I wonder if during an emergency the 911 operator is qualified to coach in use of defibrillator or other action steps, or if they can patch you through to an EMT? It is so true that every minute counts.
The cost of purchase of an AED varies but averages about $2,000 for a really good, sturdy model. Many grants are available for AEDs in public bldgs.
Concerns about the AED causing harm are addressed by ensuring that it is never applied to a person who has a pulse or who is breathing. They must be unresponseive, pulseless and without respiration. The AED will only shock two heart rhythms - Venticular-tachycardia (may or may not generate a pulse) and Venticular-fibrillation (does not generate a pulse). Pictures, voice prompts and hands-on training make use of the device extremely simple.

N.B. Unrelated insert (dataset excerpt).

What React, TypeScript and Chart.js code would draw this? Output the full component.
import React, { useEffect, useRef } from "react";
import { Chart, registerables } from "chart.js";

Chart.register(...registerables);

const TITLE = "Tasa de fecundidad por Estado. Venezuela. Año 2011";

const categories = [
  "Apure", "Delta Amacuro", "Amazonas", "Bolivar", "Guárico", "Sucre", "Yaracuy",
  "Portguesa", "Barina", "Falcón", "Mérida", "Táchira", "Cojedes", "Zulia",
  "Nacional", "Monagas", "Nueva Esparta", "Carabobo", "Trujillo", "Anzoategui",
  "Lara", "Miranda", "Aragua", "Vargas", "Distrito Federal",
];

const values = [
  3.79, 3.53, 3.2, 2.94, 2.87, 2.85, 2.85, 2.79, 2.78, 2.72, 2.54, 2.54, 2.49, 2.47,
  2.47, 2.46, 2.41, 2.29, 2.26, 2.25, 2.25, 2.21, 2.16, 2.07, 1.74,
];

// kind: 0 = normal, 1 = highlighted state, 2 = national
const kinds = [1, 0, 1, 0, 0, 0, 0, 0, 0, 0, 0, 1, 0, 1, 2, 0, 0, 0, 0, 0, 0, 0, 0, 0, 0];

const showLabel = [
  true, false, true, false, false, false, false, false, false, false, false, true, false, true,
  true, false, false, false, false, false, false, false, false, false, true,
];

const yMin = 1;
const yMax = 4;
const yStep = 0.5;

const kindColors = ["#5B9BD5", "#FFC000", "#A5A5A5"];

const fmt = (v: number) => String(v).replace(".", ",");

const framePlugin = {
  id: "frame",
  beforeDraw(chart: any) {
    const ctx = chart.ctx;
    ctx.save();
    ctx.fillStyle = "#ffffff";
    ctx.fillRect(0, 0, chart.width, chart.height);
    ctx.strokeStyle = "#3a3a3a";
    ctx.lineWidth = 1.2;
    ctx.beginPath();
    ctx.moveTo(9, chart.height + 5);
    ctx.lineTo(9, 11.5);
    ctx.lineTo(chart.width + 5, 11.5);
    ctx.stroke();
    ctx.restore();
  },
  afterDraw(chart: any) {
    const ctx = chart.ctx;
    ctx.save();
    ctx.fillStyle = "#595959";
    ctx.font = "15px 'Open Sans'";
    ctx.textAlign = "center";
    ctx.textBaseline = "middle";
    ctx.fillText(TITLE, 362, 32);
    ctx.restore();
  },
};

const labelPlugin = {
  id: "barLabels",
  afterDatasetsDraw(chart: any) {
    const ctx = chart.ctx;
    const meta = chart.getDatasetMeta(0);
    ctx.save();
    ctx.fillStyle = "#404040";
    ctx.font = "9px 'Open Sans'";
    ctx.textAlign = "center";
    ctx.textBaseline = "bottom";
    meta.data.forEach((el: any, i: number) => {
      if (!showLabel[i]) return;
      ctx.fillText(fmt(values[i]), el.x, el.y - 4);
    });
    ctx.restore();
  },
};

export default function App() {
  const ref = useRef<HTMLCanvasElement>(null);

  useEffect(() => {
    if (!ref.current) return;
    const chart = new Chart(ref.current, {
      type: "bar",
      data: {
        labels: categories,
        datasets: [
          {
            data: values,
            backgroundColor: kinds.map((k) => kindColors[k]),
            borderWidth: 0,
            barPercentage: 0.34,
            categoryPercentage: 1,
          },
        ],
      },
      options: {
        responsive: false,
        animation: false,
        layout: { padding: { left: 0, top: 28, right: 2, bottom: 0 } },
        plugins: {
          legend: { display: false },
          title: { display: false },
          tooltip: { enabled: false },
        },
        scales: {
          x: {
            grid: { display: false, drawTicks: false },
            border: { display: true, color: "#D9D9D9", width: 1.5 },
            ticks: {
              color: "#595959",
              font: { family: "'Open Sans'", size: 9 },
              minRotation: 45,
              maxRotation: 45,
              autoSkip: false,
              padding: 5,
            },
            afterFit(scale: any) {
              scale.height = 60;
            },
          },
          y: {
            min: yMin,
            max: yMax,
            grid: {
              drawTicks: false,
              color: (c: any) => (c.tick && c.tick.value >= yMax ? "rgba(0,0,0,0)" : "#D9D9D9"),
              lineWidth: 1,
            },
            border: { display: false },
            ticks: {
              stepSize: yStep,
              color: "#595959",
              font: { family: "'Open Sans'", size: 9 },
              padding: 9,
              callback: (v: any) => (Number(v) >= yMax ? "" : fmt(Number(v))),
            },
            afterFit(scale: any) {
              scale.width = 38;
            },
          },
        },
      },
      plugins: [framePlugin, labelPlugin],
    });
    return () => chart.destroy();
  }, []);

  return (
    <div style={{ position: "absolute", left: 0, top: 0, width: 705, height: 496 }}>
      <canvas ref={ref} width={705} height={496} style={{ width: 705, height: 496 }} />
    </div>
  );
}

An EMT who applies an AED or manual defibrillator to a healthy person "just to see how it works" is guilty of profound negligence and should be nailed to the wall.

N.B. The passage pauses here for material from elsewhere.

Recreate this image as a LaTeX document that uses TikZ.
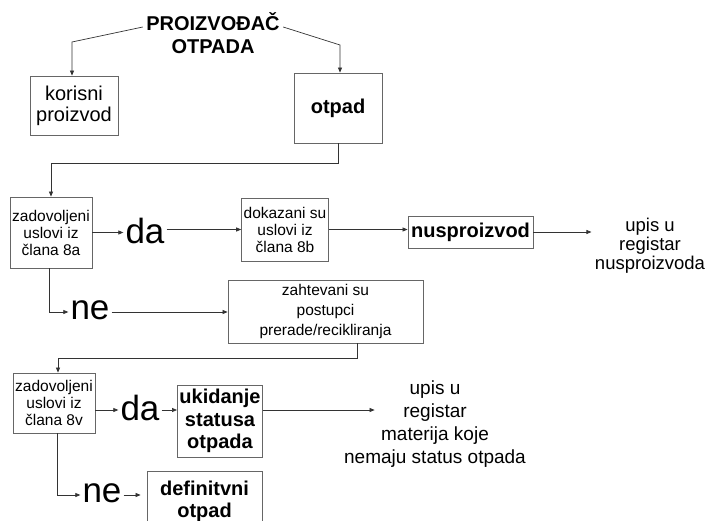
\documentclass[tikz,border=0pt]{standalone}
\usepackage{fontspec}
\setmainfont{Liberation Sans}
\usetikzlibrary{arrows.meta}
\begin{document}
\begin{tikzpicture}[x=1pt,y=-1pt,
  box/.style={draw=black!60, line width=0.8pt, align=center, inner sep=2pt},
  small/.style={font=\fontsize{15.5}{17}\selectfont},
  big/.style={font=\fontsize{20}{22.5}\selectfont\bfseries},
  note/.style={align=center, font=\fontsize{19}{20}\selectfont},
  word/.style={font=\fontsize{35}{35}\selectfont, inner sep=2pt},
  arr/.style={draw=black!80, line width=0.7pt, -{Triangle[length=5pt,width=4pt]}}]
\useasboundingbox (0,0) rectangle (711,521);
\clip (0,0) rectangle (711,521);

% top
\node [align=center, font=\fontsize{20}{23}\selectfont\bfseries] (title) at (213,33) {PROIZVOĐAČ\\OTPADA};
\node [box, minimum width=88, minimum height=59, font=\fontsize{20}{21}\selectfont] (korisni) at (74,105.5) {korisni\\proizvod};
\node [box, big, minimum width=88, minimum height=70] (otpad) at (338,108) {otpad};
\draw [arr] ([yshift=6pt]title.west) -- (72,42) -- (korisni.north -| 72,0);
\draw [arr] ([yshift=6pt]title.east) -- (340,45) -- (otpad.north -| 340,0);

% first condition
\node [box, small, minimum width=82, minimum height=71] (cond8a) at (51,232.5) {zadovoljeni\\uslovi iz\\člana 8a};
\node [word] (da1) at (145,231) {da};
\node [box, small, minimum width=86, minimum height=63] (dokazani) at (285,229.5) {dokazani su\\uslovi iz\\člana 8b};
\node [box, big, minimum width=125, minimum height=32] (nus) at (470.5,232) {nusproizvod};
\node [note, font=\fontsize{18.5}{19}\selectfont] (upis1) at (650,246) {upis u\\registar\\nusproizvoda};
\node [word] (ne1) at (90,310) {ne};
\node [box, align=center, font=\fontsize{15.5}{20}\selectfont, minimum width=195, minimum height=63] (zahtevani) at (325.5,311.5) {zahtevani su\\postupci\\prerade/recikliranja};

\draw [arr] (otpad.south) -- ++(0,20) -| (cond8a.north);
\draw [arr] (cond8a.east) -- (cond8a.east -| da1.west);
\draw [arr] (da1.east |- dokazani.west) -- (dokazani.west);
\draw [arr] (dokazani.east) -- (dokazani.east -| nus.west);
\draw [arr] (nus.east) -- (nus.east -| upis1.west);
\draw [arr] ([xshift=-2pt]cond8a.south) |- (ne1.west |- 0,312);
\draw [arr] (ne1.east |- 0,312) -- (zahtevani.west |- 0,312);

% second condition
\node [box, small, minimum width=82, minimum height=60] (cond8v) at (54,403) {zadovoljeni\\uslovi iz\\člana 8v};
\node [word] (da2) at (140,408) {da};
\node [box, big, minimum width=84, minimum height=72] (ukidanje) at (220,421) {ukidanje\\statusa\\otpada};
\node [note, font=\fontsize{19}{23}\selectfont] (upis2) at (435,424) {upis u\\registar\\materija koje\\nemaju status otpada};
\node [word] (ne2) at (102,493) {ne};
\node [box, big, minimum width=115, minimum height=60, anchor=north] (defin) at (204.5,471) {definitvni\\otpad};

\draw [arr] ([xshift=32pt]zahtevani.south) -- ++(0,15) -| ([xshift=4pt]cond8v.north);
\draw [arr] (cond8v.east |- 0,410) -- (da2.west |- 0,410);
\draw [arr] (da2.east |- 0,410) -- (ukidanje.west |- 0,410);
\draw [arr] (ukidanje.east |- 0,410) -- ([xshift=34pt]upis2.west |- 0,410);
\draw [arr] ([xshift=3pt]cond8v.south) |- (ne2.west |- 0,495);
\draw [arr] (ne2.east |- 0,495) -- ([xshift=-6pt]defin.west |- 0,495);
\end{tikzpicture}
\end{document}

Last summer I was at an industry conference where one of the attendees had a heart attack in the middle of the opening plenary session. He didn't make it either. We had a meeting with the hotel people afterwards, and they said they had considered having a defibrillating device but it had been vetoed by their legal department. So some people obviously are approaching that legal question with caution.
I'd be for training someone in CPR at the very least.
Brad Forrister
VP/Content
M. Lee Smith Publishers
It was reported that at one of the larger airports in the country, I can't remember where, the first week that AEDs were put in each concourse, they were used 15 times by untrained customers and 14 of the 15 victims survived. I would not want to work anywhere that did not have one on site.
Also, the formal training teaches you want to do regarding water, electricity and other obstructions in providing first aid.
I found this page on the American Heart Association's website that has a good overview for anyone interested in AED's: [url]http://www.americanheart.org/presenter.jhtml?identifier=3011859[/url]
As stated in the other posts, those first few minutes are so critical.
In my opinion - when it's your time to go, it's your time to go. I would rather be dead than in a permanent vegetative state.
We are also a basic manufacturing facility with a largely uneducated workforce. Last year we were researching the possibility of getting an AED at ~$1500 when a company in our industrial park had their AED stolen from their production facility, during late night operations. I could not think of a way to positively secure the AED while still making it readily available to each of the several different departments/shifts that run all night (24/7 ops). We were considering putting it in my office during the day, but that wouldn't really help those on the night shifts. The bottom line is that we still don't have an AED.
We're considering putting a locker in a central location and giving each of the supervisors a key. But due to the way we're spread out over several acres, there would still be a critical time delay if one were needed ASAP.
Any suggestions from other Forumites as to how they secure their AEDs in a manufacturing environment, while still allowing them to be readily available to all? We do have a theft problem, primarily at night, even though we have security guards and monitoring systems.
I also question the legal liability of putting AEDs in the hands of our supervisors, some of whom don't have a high school diploma. They're great supervisors and run a good shift, but they're not very medically astute. I'm not sure I would want them hovering over me with a set of electrodes, no matter how much training they had.
As another response indicated, we hope we've trained our workers to at least call 911 immediately if something happens. I definitely want them to do this before they expend the time looking for an AED and reading the directions on how to use it.